Additionally, Pakistan is among the top thirty countries globally with relatively high tariff rates. Due to long-term agreements with guaranteed capacity payments to thermal generation companies, switching to cheaper indigenous energy sources is impossible in the short to medium term. Therefore, the complex tariff mechanism needs to be revised to reduce electricity prices in Pakistan. The sector is about to implement a wholesale market model (CTBCM), demanding significant tariff reforms.
There should be fair pricing, where each consumer pays according to their consumption on a progressive trend, i.e., the more per unit energy is consumed, the more the consumer pays on average.
Pakistan’s power sector has been in crisis for years. Too many players in the system confuse each other to accumulate losses and give subsidies while at the same, the circular debt is rising continually, according to the press release.
Surprisingly, no government has taken the power sector with the urgency it deserves, and no serious research has gone into understanding the issues. Whatever decisions are made are at the advice of international financial institutions, who do not understand the local dynamics of the problem.

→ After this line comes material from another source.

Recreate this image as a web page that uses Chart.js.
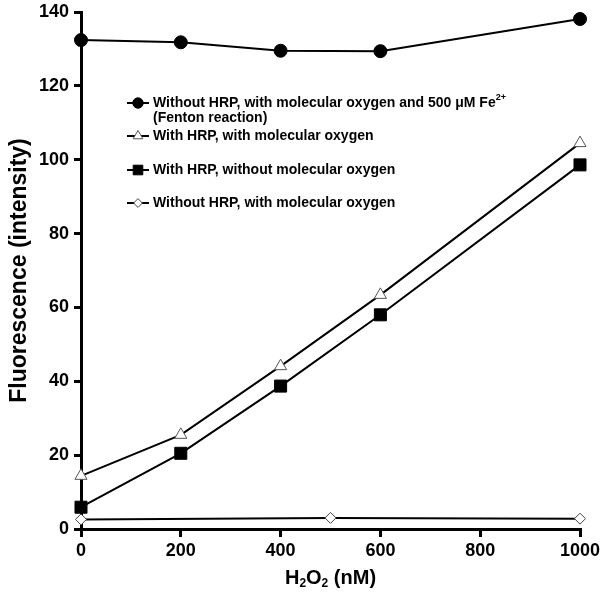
<!DOCTYPE html>
<html>
<head>
<meta charset="utf-8">
<script src="https://cdn.jsdelivr.net/npm/chart.js@4.4.0/dist/chart.umd.min.js"></script>
<style>
  body { margin: 0; background: #fff; }
  #wrap { width: 600px; height: 599px; }
</style>
</head>
<body>
<div id="wrap"><canvas id="fluo-chart" width="600" height="599"></canvas></div>
<script>
// H2O2 doses (nM)
var doses = [0, 200, 400, 600, 1000];
var dosesNoHrp = [0, 500, 1000];

// fluorescence readings
var fentonVals = [132.4, 131.8, 129.5, 129.4, 138.1];
var hrpO2Vals = [14.4, 25.5, 44.1, 63.4, 104.5];
var hrpNoO2Vals = [5.9, 20.5, 38.7, 58.0, 98.6];
var noHrpVals = [2.6, 3.0, 2.8];

var FONT = "'Liberation Sans', Arial, Helvetica, sans-serif";

function pts(xs, ys) {
    var out = [];
    for (var i = 0; i < xs.length; i++) out.push({x: xs[i], y: ys[i]});
    return out;
}

var data = [{
    label: "fenton",
    data: pts(doses, fentonVals),
    pointStyle: "circle",
    pointRadius: 6.5,
    backgroundColor: "#000",
    pointBorderColor: "#000",
    borderColor: "#000",
    borderWidth: 2,
    pointBorderWidth: 1,
    clip: false
}, {
    label: "hrp o2",
    data: pts(doses, hrpO2Vals),
    pointStyle: "triangle",
    pointRadius: 7,
    backgroundColor: "#fff",
    pointBorderColor: "#555",
    borderColor: "#000",
    borderWidth: 2,
    pointBorderWidth: 1,
    clip: false
}, {
    label: "hrp no o2",
    data: pts(doses, hrpNoO2Vals),
    pointStyle: "rect",
    pointRadius: 8.5,
    backgroundColor: "#000",
    pointBorderColor: "#000",
    borderColor: "#000",
    borderWidth: 2,
    pointBorderWidth: 1,
    clip: false
}, {
    label: "no hrp",
    data: pts(dosesNoHrp, noHrpVals),
    pointStyle: "rectRot",
    pointRadius: 5.5,
    backgroundColor: "#fff",
    pointBorderColor: "#444",
    borderColor: "#000",
    borderWidth: 2,
    pointBorderWidth: 1,
    clip: false
}];

// legend rows: text runs (sub/sup aware) + which dataset style
var legendRows = [
    {ds: 0, dy: 91, runs: [{t: "Without HRP, with molecular oxygen and 500 \u03bcM Fe"}, {t: "2+", sup: true}]},
    {ds: -1, dy: 106, runs: [{t: "(Fenton reaction)"}]},
    {ds: 1, dy: 124, runs: [{t: "With HRP, with molecular oxygen"}]},
    {ds: 2, dy: 158, runs: [{t: "With HRP, without molecular oxygen"}]},
    {ds: 3, dy: 191, runs: [{t: "Without HRP, with molecular oxygen"}]}
];

function drawRuns(ctx, runs, x, y, size, align) {
    var total = 0, i, r;
    for (i = 0; i < runs.length; i++) {
        r = runs[i];
        ctx.font = "bold " + ((r.sub || r.sup) ? Math.round(size * 0.62) : size) + "px " + FONT;
        r.w = ctx.measureText(r.t).width;
        total += r.w;
    }
    var cx = align === "center" ? x - total / 2 : x;
    ctx.textAlign = "left";
    ctx.textBaseline = "middle";
    for (i = 0; i < runs.length; i++) {
        r = runs[i];
        var sz = (r.sub || r.sup) ? Math.round(size * 0.62) : size;
        ctx.font = "bold " + sz + "px " + FONT;
        var oy = r.sub ? size * 0.3 : (r.sup ? -size * 0.38 : 0);
        ctx.fillText(r.t, cx, y + oy);
        cx += r.w;
    }
}

var extras = {
    id: "extras",
    afterDraw: function(chart) {
        var ctx = chart.ctx;
        var area = chart.chartArea;
        ctx.save();
        ctx.fillStyle = "#000";

        // x axis title with subscripts
        drawRuns(ctx, [{t: "H"}, {t: "2", sub: true}, {t: "O"}, {t: "2", sub: true}, {t: " (nM)"}],
            (area.left + area.right) / 2, 578, 20, "center");

        // legend inside the plot
        var lx = area.left + 46;
        legendRows.forEach(function(row) {
            var y = row.dy + area.top;
            if (row.ds >= 0) {
                var d = data[row.ds];
                ctx.strokeStyle = "#000";
                ctx.lineWidth = 2;
                ctx.beginPath();
                ctx.moveTo(lx, y);
                ctx.lineTo(lx + 22, y);
                ctx.stroke();
                ctx.fillStyle = d.backgroundColor;
                ctx.strokeStyle = d.pointBorderColor;
                ctx.lineWidth = 1;
                Chart.helpers.drawPoint(ctx, {
                    pointStyle: d.pointStyle,
                    radius: d.pointRadius * 0.8,
                    rotation: 0,
                    borderWidth: 1
                }, lx + 11, y);
            }
            ctx.fillStyle = "#000";
            drawRuns(ctx, row.runs, lx + 26, y, 14, "left");
        });
        ctx.restore();
    }
};

var ctx = document.getElementById("fluo-chart").getContext("2d");
var myChart = new Chart(ctx, {
    type: "line",
    data: {datasets: data},
    options: {
        responsive: false,
        animation: false,
        layout: {padding: {top: 12, right: 20, left: 0, bottom: 0}},
        elements: {line: {tension: 0}},
        plugins: {
            legend: {display: false},
            tooltip: {enabled: false}
        },
        scales: {
            x: {
                type: "linear",
                min: 0,
                max: 1000,
                afterFit: function(s) {
                    s.height = 70;
                    s.paddingLeft = 0;
                    s.paddingRight = 0;
                },
                ticks: {
                    stepSize: 200,
                    color: "#000",
                    padding: 3,
                    maxRotation: 0,
                    callback: function(v) { return String(v); },
                    font: {family: FONT, size: 18, weight: "bold"}
                },
                grid: {
                    drawOnChartArea: false,
                    drawTicks: true,
                    tickLength: 8,
                    color: "#000",
                    lineWidth: 3
                },
                border: {color: "#000", width: 3}
            },
            y: {
                min: 0,
                max: 140,
                afterFit: function(s) {
                    s.width = 81;
                    s.paddingTop = 0;
                    s.paddingBottom = 0;
                },
                ticks: {
                    stepSize: 20,
                    color: "#000",
                    padding: 5,
                    font: {family: FONT, size: 18, weight: "bold"}
                },
                grid: {
                    drawOnChartArea: false,
                    drawTicks: true,
                    tickLength: 7,
                    color: "#000",
                    lineWidth: 3
                },
                border: {color: "#000", width: 3},
                title: {
                    display: true,
                    text: "Fluorescence (intensity)",
                    color: "#000",
                    padding: {top: 6, bottom: 0},
                    font: {family: FONT, size: 23, weight: "bold"}
                }
            }
        }
    },
    plugins: [extras]
});
</script>
</body>
</html>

The release said energy is a chronic problem that eight governments have not been able to solve. Due to mismanagement and weak governance in the power sector, massive transmission & distribution losses occurred (Rs. 473 billion during 2021, out of which Rs. 402 recovered through tariff and Rs. 71 billion was added to circular debt).
Our decision-makers’ lack of informed long-term vision has led to distribution inefficiencies, expensive fuel mix, and rising capacity payments.
The results are unreliable electricity supplies, unaffordable electricity, and increasing business costs. The demand-supply gap has evolved over the years from deficits to excess installed capacity. Still, there is a shortage of cash flows to import fuel and supporting infrastructure to run it, leading to power outages.